The don unearthed how Nigeria found itself in this bad governance. “The architects of Nigeria’s various Development Plans rightly believed in the transforming power of rapid industrialization fuelled by the acquisition of highly-intensive large-scale industrial plants such as iron and steel, petrochemicals and aluminium plants. Unfortunately, they were far less informed about the complexity of and the often tortuous and risky path of mastering these technologies.
“To compound this fundamental misconception, these planners were far too sanguine and too optimistic about the technical and institutional capacities of our country in the 1970s to absorb a knowledge set that was largely alien to the Nigerian environment. At the policy level, much of the decisions relied on public servants, with the advice of young engineers relying on no more than theoretical knowledge of how industry works, assumed the enormous responsibilities of planning and managing large-scale process plants, which were roles for which they were ill-prepared. As history shows, public ownership of industry in Nigeria has achieved minimal success. Parastatal industries, which were largely import substituting, were grossly inefficient. They were generally plagued by excess capacity because of the inability to maintain plants locally, to substitute local for foreign materials, and to provide basic technical management skills. Plants also faced perennial shortages of basic components and parts, which are commonplace items within the industrial system of advanced economies. More critically, it would seem that misplaced assumptions by Nigerian planners concerning the nature of industrial systems underpinned the decision to establish these industries.
According to him, the Nigerian economy has significant structural weakness, which has made it impossible for Nigerian workers to benefit from the growth in GDP. “A real transformation should be broad based and improve social conditions especially job creation, inclusion and poverty reduction.
“Countries that make social and economic progress do experience structural transformation. Structural change is the change in an economy’s structure from low productivity, labour intensive activities to higher productivity, capital and skill intensive activities,” Oyelaran –Oyeyinka posited.
Prof. Ayo Olukotun of the Department of Political Science, Olabisi Onabanjo University, said that there are conflicting reports, as to whether Nigeria is out of the current recession marginally, or whether its economy is still very much in the throes of the ongoing recession.

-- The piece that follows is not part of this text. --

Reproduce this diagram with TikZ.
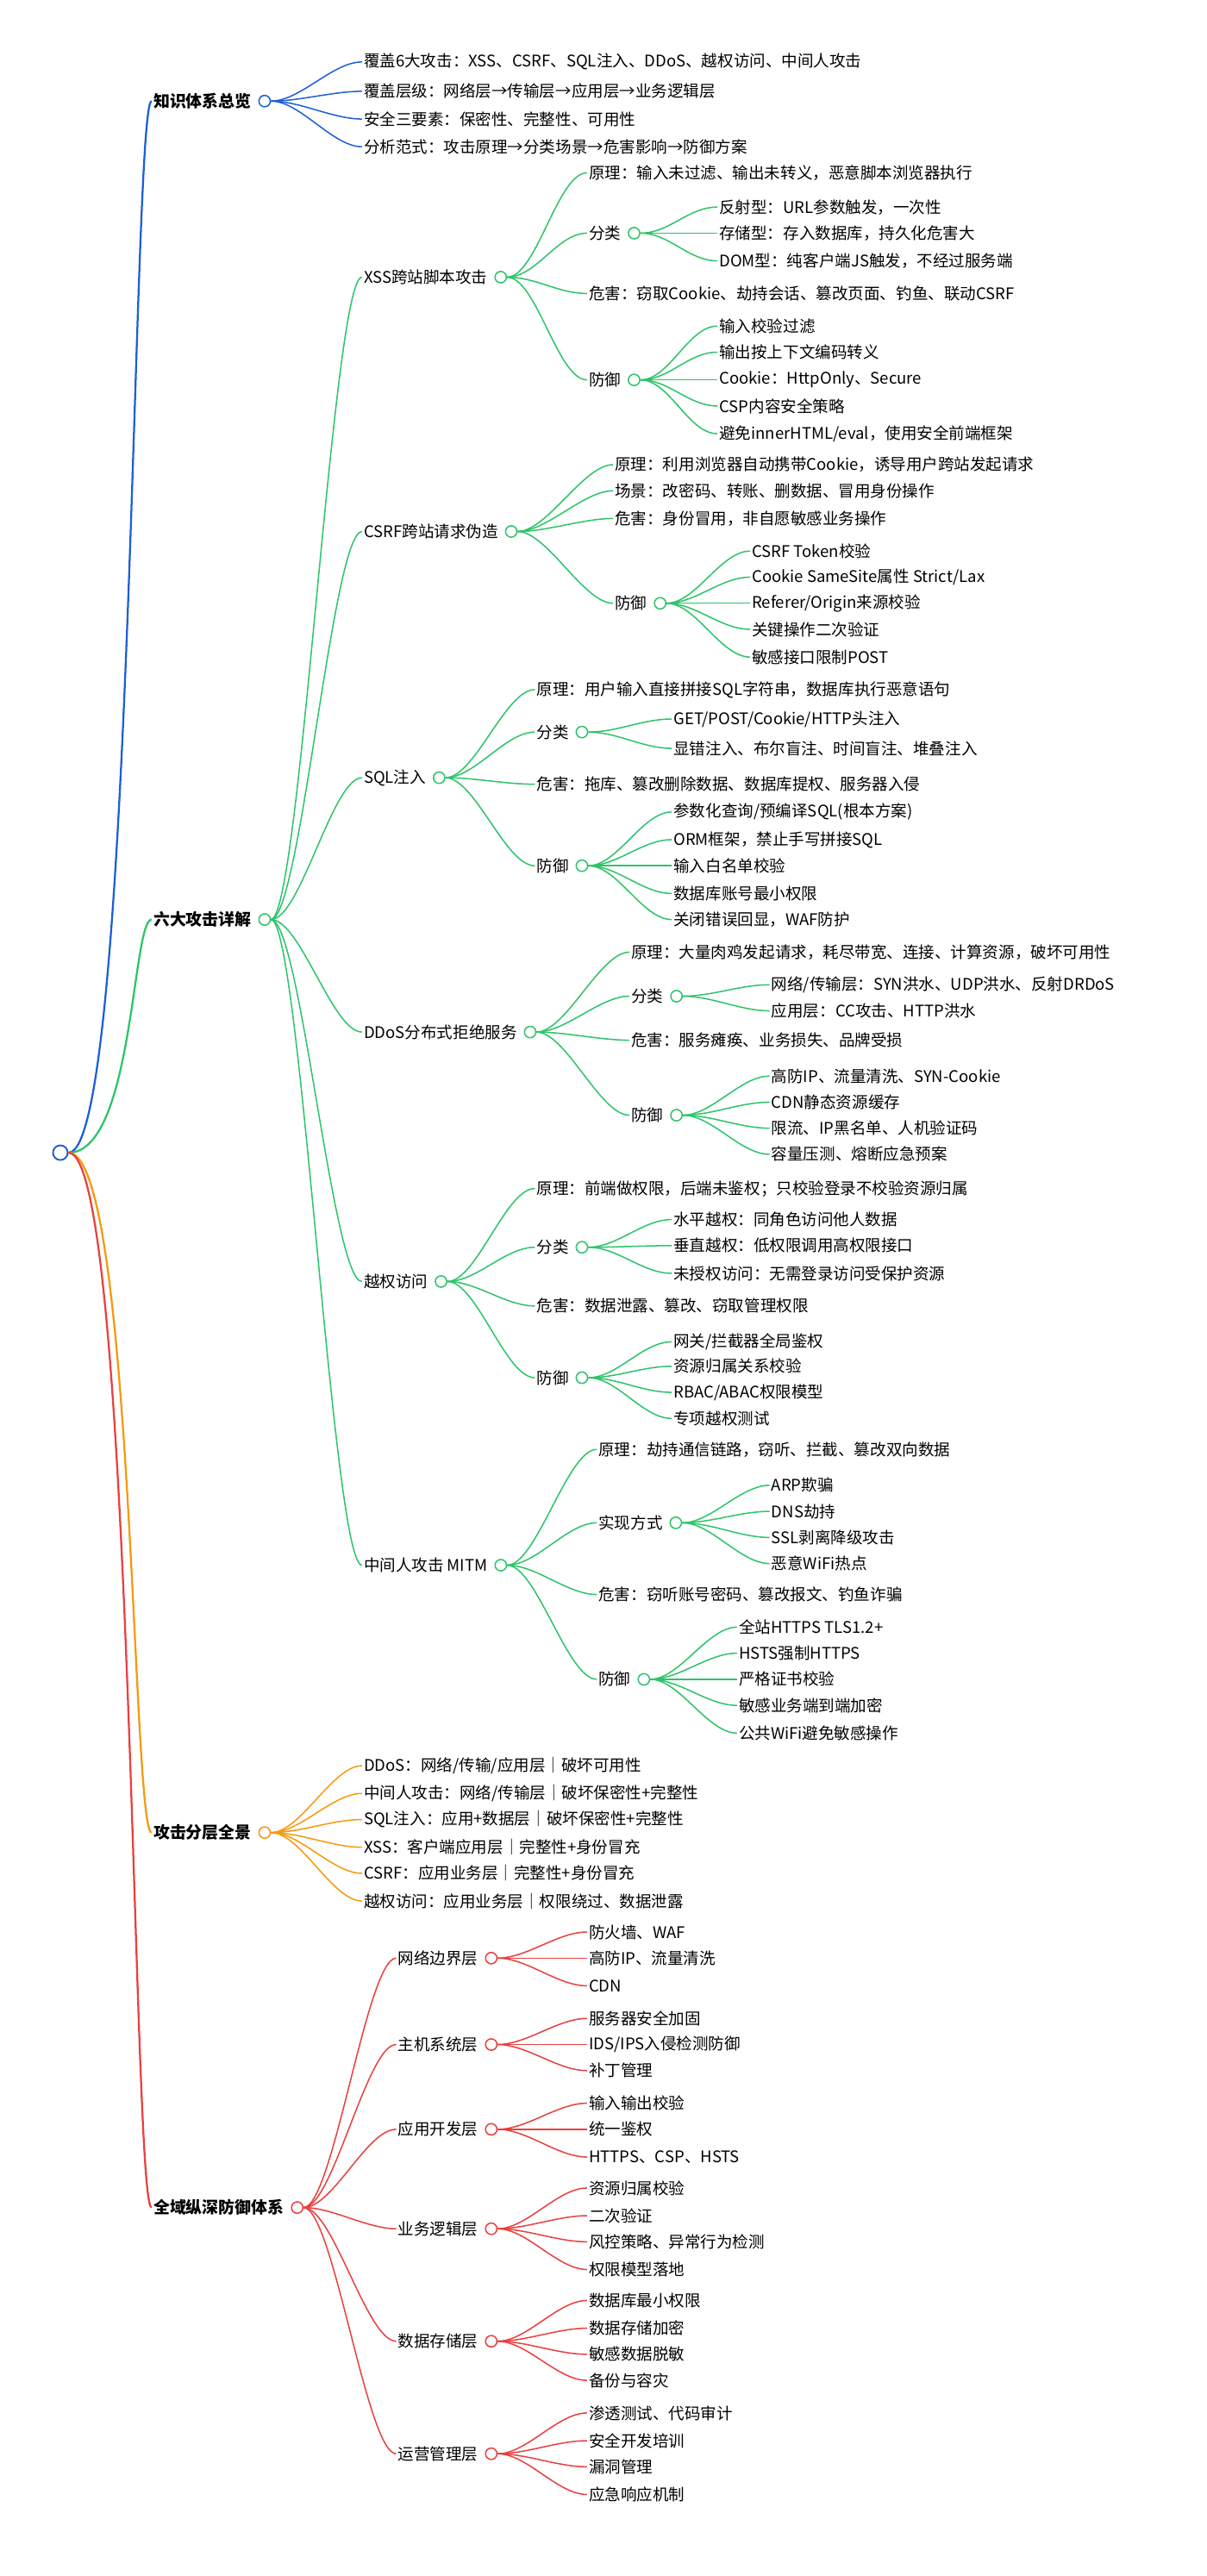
\documentclass[tikz,border=0pt]{standalone}
\usepackage{fontspec}
\setmainfont{Noto Sans CJK SC}
\definecolor{cb}{HTML}{1D5FD8}
\definecolor{cg}{HTML}{2DC46A}
\definecolor{co}{HTML}{F59A0E}
\definecolor{cr}{HTML}{E8413F}
\newcommand\lf[4]{\node[lf,anchor=west] (#1) at (#2,#3) {#4};}
\newcommand\br[5]{\node[lf,anchor=west] (#1) at (#2,#3) {#4};
  \node[dot,draw=#5,anchor=west] (#1c) at ([xshift=3pt]#1.east) {};}
\newcommand\ed[3]{\draw[#1] (#2c.east) .. controls +(18,0) and +(-18,0) .. (#3.west);}
\begin{document}
\begin{tikzpicture}[x=1pt,y=-1pt,
  lf/.style={font=\fontsize{9.8}{12}\selectfont,inner sep=1pt},
  dot/.style={circle,fill=white,minimum size=7pt,inner sep=0pt,line width=0.8pt},
  B/.style={cb,line width=0.8pt},G/.style={cg,line width=0.8pt},
  O/.style={co,line width=0.8pt},R/.style={cr,line width=0.8pt}]
\useasboundingbox (0,0) rectangle (740,1580);
\node[circle,draw=cb,fill=white,minimum size=9pt,inner sep=0pt,line width=1pt] (rootc) at (37,707) {};
% level 1
\node[lf,anchor=west,font=\fontsize{10}{12}\selectfont\bfseries] (K) at (93,62) {知识体系总览};
\node[dot,draw=cb,anchor=west] (Kc) at ([xshift=3pt]K.east) {};
\node[lf,anchor=west,font=\fontsize{10}{12}\selectfont\bfseries] (S) at (93,564) {六大攻击详解};
\node[dot,draw=cg,anchor=west] (Sc) at ([xshift=3pt]S.east) {};
\node[lf,anchor=west,font=\fontsize{10}{12}\selectfont\bfseries] (L) at (93,1124) {攻击分层全景};
\node[dot,draw=co,anchor=west] (Lc) at ([xshift=3pt]L.east) {};
\node[lf,anchor=west,font=\fontsize{10}{12}\selectfont\bfseries] (D) at (93,1354) {全域纵深防御体系};
\node[dot,draw=cr,anchor=west] (Dc) at ([xshift=3pt]D.east) {};
\draw[cb,line width=1.2pt] (rootc.east) .. controls +(40,0) and +(-12,0) .. (K.west);
\draw[cg,line width=1.2pt] (rootc.east) .. controls +(40,0) and +(-12,0) .. (S.west);
\draw[co,line width=1.2pt] (rootc.east) .. controls +(40,0) and +(-12,0) .. (L.west);
\draw[cr,line width=1.2pt] (rootc.east) .. controls +(40,0) and +(-12,0) .. (D.west);
% overview
\lf{k1}{222}{38}{覆盖6大攻击：XSS、CSRF、SQL注入、DDoS、越权访问、中间人攻击}
\lf{k2}{222}{56}{覆盖层级：网络层→传输层→应用层→业务逻辑层}
\lf{k3}{222}{73}{安全三要素：保密性、完整性、可用性}
\lf{k4}{222}{90}{分析范式：攻击原理→分类场景→危害影响→防御方案}
\foreach \i in {k1,k2,k3,k4}{\ed{B}{K}{\i}}
% XSS
\br{x}{222}{170}{XSS跨站脚本攻击}{cg}
\ed{G}{S}{x}
\lf{x1}{360}{106}{原理：输入未过滤、输出未转义，恶意脚本浏览器执行}
\br{x2}{360}{143}{分类}{cg}
\lf{x3}{360}{180}{危害：窃取Cookie、劫持会话、篡改页面、钓鱼、联动CSRF}
\br{x4}{360}{233}{防御}{cg}
\foreach \i in {x1,x2,x3,x4}{\ed{G}{x}{\i}}
\lf{x21}{440}{127}{反射型：URL参数触发，一次性}
\lf{x22}{440}{143}{存储型：存入数据库，持久化危害大}
\lf{x23}{440}{160}{DOM型：纯客户端JS触发，不经过服务端}
\foreach \i in {x21,x22,x23}{\ed{G}{x2}{\i}}
\lf{x41}{440}{200}{输入校验过滤}
\lf{x42}{440}{216}{输出按上下文编码转义}
\lf{x43}{440}{233}{Cookie：HttpOnly、Secure}
\lf{x44}{440}{249}{CSP内容安全策略}
\lf{x45}{440}{266}{避免innerHTML/eval，使用安全前端框架}
\foreach \i in {x41,x42,x43,x44,x45}{\ed{G}{x4}{\i}}
% CSRF
\br{c}{222}{326}{CSRF跨站请求伪造}{cg}
\ed{G}{S}{c}
\lf{c1}{376}{285}{原理：利用浏览器自动携带Cookie，诱导用户跨站发起请求}
\lf{c2}{376}{301}{场景：改密码、转账、删数据、冒用身份操作}
\lf{c3}{376}{318}{危害：身份冒用，非自愿敏感业务操作}
\br{c4}{376}{370}{防御}{cg}
\foreach \i in {c1,c2,c3,c4}{\ed{G}{c}{\i}}
\lf{c41}{460}{338}{CSRF Token校验}
\lf{c42}{460}{354}{Cookie SameSite属性 Strict/Lax}
\lf{c43}{460}{370}{Referer/Origin来源校验}
\lf{c44}{460}{386}{关键操作二次验证}
\lf{c45}{460}{403}{敏感接口限制POST}
\foreach \i in {c41,c42,c43,c44,c45}{\ed{G}{c4}{\i}}
% SQL
\br{q}{222}{477}{SQL注入}{cg}
\ed{G}{S}{q}
\lf{q1}{328}{423}{原理：用户输入直接拼接SQL字符串，数据库执行恶意语句}
\br{q2}{328}{449}{分类}{cg}
\lf{q3}{328}{481}{危害：拖库、篡改删除数据、数据库提权、服务器入侵}
\br{q4}{328}{531}{防御}{cg}
\foreach \i in {q1,q2,q3,q4}{\ed{G}{q}{\i}}
\lf{q21}{412}{441}{GET/POST/Cookie/HTTP头注入}
\lf{q22}{412}{459}{显错注入、布尔盲注、时间盲注、堆叠注入}
\foreach \i in {q21,q22}{\ed{G}{q2}{\i}}
\lf{q41}{412}{498}{参数化查询/预编译SQL(根本方案)}
\lf{q42}{412}{515}{ORM框架，禁止手写拼接SQL}
\lf{q43}{412}{531}{输入白名单校验}
\lf{q44}{412}{548}{数据库账号最小权限}
\lf{q45}{412}{564}{关闭错误回显，WAF防护}
\foreach \i in {q41,q42,q43,q44,q45}{\ed{G}{q4}{\i}}
% DDoS
\br{d}{222}{633}{DDoS分布式拒绝服务}{cg}
\ed{G}{S}{d}
\lf{d1}{386}{584}{原理：大量肉鸡发起请求，耗尽带宽、连接、计算资源，破坏可用性}
\br{d2}{386}{611}{分类}{cg}
\lf{d3}{386}{638}{危害：服务瘫痪、业务损失、品牌受损}
\br{d4}{386}{684}{防御}{cg}
\foreach \i in {d1,d2,d3,d4}{\ed{G}{d}{\i}}
\lf{d21}{472}{604}{网络/传输层：SYN洪水、UDP洪水、反射DRDoS}
\lf{d22}{472}{620}{应用层：CC攻击、HTTP洪水}
\foreach \i in {d21,d22}{\ed{G}{d2}{\i}}
\lf{d41}{472}{660}{高防IP、流量清洗、SYN-Cookie}
\lf{d42}{472}{676}{CDN静态资源缓存}
\lf{d43}{472}{692}{限流、IP黑名单、人机验证码}
\lf{d44}{472}{708}{容量压测、熔断应急预案}
\foreach \i in {d41,d42,d43,d44}{\ed{G}{d4}{\i}}
% 越权
\br{y}{222}{786}{越权访问}{cg}
\ed{G}{S}{y}
\lf{y1}{328}{729}{原理：前端做权限，后端未鉴权；只校验登录不校验资源归属}
\br{y2}{328}{765}{分类}{cg}
\lf{y3}{328}{801}{危害：数据泄露、篡改、窃取管理权限}
\br{y4}{328}{845}{防御}{cg}
\foreach \i in {y1,y2,y3,y4}{\ed{G}{y}{\i}}
\lf{y21}{412}{748}{水平越权：同角色访问他人数据}
\lf{y22}{412}{764}{垂直越权：低权限调用高权限接口}
\lf{y23}{412}{781}{未授权访问：无需登录访问受保护资源}
\foreach \i in {y21,y22,y23}{\ed{G}{y2}{\i}}
\lf{y41}{412}{823}{网关/拦截器全局鉴权}
\lf{y42}{412}{838}{资源归属关系校验}
\lf{y43}{412}{854}{RBAC/ABAC权限模型}
\lf{y44}{412}{870}{专项越权测试}
\foreach \i in {y41,y42,y43,y44}{\ed{G}{y4}{\i}}
% MITM
\br{m}{222}{960}{中间人攻击 MITM}{cg}
\ed{G}{S}{m}
\lf{m1}{366}{889}{原理：劫持通信链路，窃听、拦截、篡改双向数据}
\br{m2}{366}{934}{实现方式}{cg}
\lf{m3}{366}{978}{危害：窃听账号密码、篡改报文、钓鱼诈骗}
\br{m4}{366}{1030}{防御}{cg}
\foreach \i in {m1,m2,m3,m4}{\ed{G}{m}{\i}}
\lf{m21}{472}{911}{ARP欺骗}
\lf{m22}{472}{927}{DNS劫持}
\lf{m23}{472}{943}{SSL剥离降级攻击}
\lf{m24}{472}{959}{恶意WiFi热点}
\foreach \i in {m21,m22,m23,m24}{\ed{G}{m2}{\i}}
\lf{m41}{452}{998}{全站HTTPS TLS1.2+}
\lf{m42}{452}{1014}{HSTS强制HTTPS}
\lf{m43}{452}{1030}{严格证书校验}
\lf{m44}{452}{1046}{敏感业务端到端加密}
\lf{m45}{452}{1063}{公共WiFi避免敏感操作}
\foreach \i in {m41,m42,m43,m44,m45}{\ed{G}{m4}{\i}}
% layers
\lf{l1}{222}{1083}{DDoS：网络/传输/应用层｜破坏可用性}
\lf{l2}{222}{1100}{中间人攻击：网络/传输层｜破坏保密性+完整性}
\lf{l3}{222}{1116}{SQL注入：应用+数据层｜破坏保密性+完整性}
\lf{l4}{222}{1133}{XSS：客户端应用层｜完整性+身份冒充}
\lf{l5}{222}{1149}{CSRF：应用业务层｜完整性+身份冒充}
\lf{l6}{222}{1166}{越权访问：应用业务层｜权限绕过、数据泄露}
\foreach \i in {l1,l2,l3,l4,l5,l6}{\ed{O}{L}{\i}}
% defense in depth
\br{p1}{243}{1201}{网络边界层}{cr}
\br{p2}{243}{1254}{主机系统层}{cr}
\br{p3}{243}{1306}{应用开发层}{cr}
\br{p4}{243}{1367}{业务逻辑层}{cr}
\br{p5}{243}{1436}{数据存储层}{cr}
\br{p6}{243}{1505}{运营管理层}{cr}
\foreach \i in {p1,p2,p3,p4,p5,p6}{\ed{R}{D}{\i}}
\lf{p11}{360}{1185}{防火墙、WAF}
\lf{p12}{360}{1201}{高防IP、流量清洗}
\lf{p13}{360}{1218}{CDN}
\foreach \i in {p11,p12,p13}{\ed{R}{p1}{\i}}
\lf{p21}{360}{1238}{服务器安全加固}
\lf{p22}{360}{1254}{IDS/IPS入侵检测防御}
\lf{p23}{360}{1270}{补丁管理}
\foreach \i in {p21,p22,p23}{\ed{R}{p2}{\i}}
\lf{p31}{360}{1290}{输入输出校验}
\lf{p32}{360}{1306}{统一鉴权}
\lf{p33}{360}{1323}{HTTPS、CSP、HSTS}
\foreach \i in {p31,p32,p33}{\ed{R}{p3}{\i}}
\lf{p41}{360}{1342}{资源归属校验}
\lf{p42}{360}{1359}{二次验证}
\lf{p43}{360}{1375}{风控策略、异常行为检测}
\lf{p44}{360}{1392}{权限模型落地}
\foreach \i in {p41,p42,p43,p44}{\ed{R}{p4}{\i}}
\lf{p51}{360}{1411}{数据库最小权限}
\lf{p52}{360}{1428}{数据存储加密}
\lf{p53}{360}{1444}{敏感数据脱敏}
\lf{p54}{360}{1460}{备份与容灾}
\foreach \i in {p51,p52,p53,p54}{\ed{R}{p5}{\i}}
\lf{p61}{360}{1480}{渗透测试、代码审计}
\lf{p62}{360}{1497}{安全开发培训}
\lf{p63}{360}{1513}{漏洞管理}
\lf{p64}{360}{1530}{应急响应机制}
\foreach \i in {p61,p62,p63,p64}{\ed{R}{p6}{\i}}
\end{tikzpicture}
\end{document}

He said: “The problems we face are not contingent but structural, they are nor emergent but systemic. What are required therefore are panaceas beyond the over generalizations that politicians and publicists offer. Nigeria cannot realize this aspiration under the current arrangement of the de-industrialization of the country, marked by the shut-down or relocation to other countries of industries that were once located here.”